- [Job]:
What is the number of lines in these entries that contain "Python"? State it alone.

========================

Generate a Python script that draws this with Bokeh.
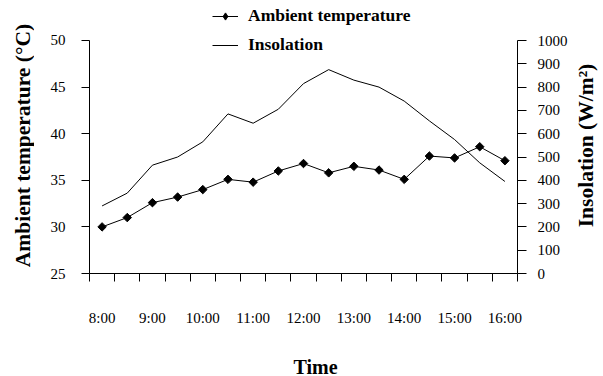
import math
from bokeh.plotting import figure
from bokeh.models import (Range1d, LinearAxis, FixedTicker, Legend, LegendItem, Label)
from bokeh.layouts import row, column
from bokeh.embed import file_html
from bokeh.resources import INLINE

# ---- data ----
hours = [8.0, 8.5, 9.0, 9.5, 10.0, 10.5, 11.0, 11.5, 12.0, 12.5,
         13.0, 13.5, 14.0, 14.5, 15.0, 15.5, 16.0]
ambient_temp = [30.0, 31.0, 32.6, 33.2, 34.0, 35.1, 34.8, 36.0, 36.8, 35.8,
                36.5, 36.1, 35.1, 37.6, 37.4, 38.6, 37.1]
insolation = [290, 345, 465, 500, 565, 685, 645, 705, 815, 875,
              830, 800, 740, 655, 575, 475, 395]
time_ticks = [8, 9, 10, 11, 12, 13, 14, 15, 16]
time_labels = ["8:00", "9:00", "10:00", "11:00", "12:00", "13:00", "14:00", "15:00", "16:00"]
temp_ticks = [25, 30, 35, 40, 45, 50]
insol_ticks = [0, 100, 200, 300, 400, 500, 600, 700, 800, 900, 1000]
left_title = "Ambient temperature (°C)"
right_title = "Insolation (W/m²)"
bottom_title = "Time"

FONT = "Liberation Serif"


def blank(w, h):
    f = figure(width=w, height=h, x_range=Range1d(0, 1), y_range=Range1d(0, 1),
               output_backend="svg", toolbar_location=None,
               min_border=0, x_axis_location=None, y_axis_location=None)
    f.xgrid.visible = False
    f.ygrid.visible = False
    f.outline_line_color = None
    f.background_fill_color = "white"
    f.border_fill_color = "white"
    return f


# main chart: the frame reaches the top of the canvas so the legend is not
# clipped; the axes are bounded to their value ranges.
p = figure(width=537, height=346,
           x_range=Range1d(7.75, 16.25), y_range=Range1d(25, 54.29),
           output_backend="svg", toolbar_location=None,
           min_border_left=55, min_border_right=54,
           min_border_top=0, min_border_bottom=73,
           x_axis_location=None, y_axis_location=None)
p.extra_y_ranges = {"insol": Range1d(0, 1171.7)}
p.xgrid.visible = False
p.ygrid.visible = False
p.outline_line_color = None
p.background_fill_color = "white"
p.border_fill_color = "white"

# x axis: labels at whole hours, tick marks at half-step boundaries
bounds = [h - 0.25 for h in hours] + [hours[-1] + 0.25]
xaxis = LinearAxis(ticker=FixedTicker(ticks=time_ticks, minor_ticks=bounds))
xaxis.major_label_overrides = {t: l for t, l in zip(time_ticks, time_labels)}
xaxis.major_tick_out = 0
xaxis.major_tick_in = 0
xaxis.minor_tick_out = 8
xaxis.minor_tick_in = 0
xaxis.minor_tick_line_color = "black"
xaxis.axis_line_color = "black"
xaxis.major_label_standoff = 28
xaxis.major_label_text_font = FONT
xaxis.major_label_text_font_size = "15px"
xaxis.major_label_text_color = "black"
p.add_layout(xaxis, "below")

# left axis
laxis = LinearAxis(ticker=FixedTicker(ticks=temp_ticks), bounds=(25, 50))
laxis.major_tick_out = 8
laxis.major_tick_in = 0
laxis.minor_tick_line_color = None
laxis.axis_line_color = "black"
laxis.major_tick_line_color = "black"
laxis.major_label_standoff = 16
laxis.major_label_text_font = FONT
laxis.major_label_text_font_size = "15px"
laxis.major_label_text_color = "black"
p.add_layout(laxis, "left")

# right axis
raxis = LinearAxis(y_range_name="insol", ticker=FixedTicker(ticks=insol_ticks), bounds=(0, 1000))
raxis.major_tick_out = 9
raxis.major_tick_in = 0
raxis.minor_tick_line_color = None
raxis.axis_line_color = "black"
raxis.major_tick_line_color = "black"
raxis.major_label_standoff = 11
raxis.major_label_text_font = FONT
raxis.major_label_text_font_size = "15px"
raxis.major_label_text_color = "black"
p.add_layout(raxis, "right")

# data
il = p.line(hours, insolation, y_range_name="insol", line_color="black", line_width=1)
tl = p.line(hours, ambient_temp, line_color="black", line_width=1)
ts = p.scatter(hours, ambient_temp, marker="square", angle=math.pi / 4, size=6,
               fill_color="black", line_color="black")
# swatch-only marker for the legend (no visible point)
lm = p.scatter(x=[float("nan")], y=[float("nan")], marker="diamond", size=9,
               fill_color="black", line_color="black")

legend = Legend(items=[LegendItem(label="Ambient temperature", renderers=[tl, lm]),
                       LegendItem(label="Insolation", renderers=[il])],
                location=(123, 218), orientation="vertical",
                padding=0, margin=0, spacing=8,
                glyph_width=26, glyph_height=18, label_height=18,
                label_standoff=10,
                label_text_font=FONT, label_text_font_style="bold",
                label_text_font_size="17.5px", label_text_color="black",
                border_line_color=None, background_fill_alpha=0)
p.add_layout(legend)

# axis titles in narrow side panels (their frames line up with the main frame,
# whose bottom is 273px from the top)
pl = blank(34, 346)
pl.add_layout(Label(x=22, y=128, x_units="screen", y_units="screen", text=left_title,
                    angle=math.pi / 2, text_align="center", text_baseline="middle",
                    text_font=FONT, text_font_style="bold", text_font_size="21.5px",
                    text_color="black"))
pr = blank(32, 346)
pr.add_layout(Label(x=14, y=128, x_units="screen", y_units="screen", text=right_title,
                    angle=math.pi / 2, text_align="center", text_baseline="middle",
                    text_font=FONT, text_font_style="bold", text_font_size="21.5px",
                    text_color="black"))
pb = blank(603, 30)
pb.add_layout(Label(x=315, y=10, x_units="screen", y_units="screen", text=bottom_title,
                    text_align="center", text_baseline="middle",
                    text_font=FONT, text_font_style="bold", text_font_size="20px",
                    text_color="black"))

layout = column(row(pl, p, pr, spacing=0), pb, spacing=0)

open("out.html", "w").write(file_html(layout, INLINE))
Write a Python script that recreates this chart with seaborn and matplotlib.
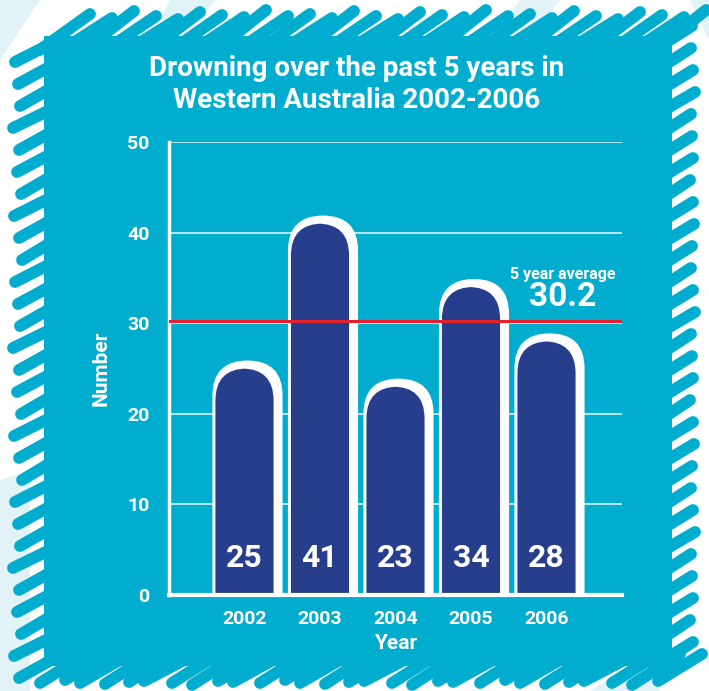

========================

- [Finished answer]:
2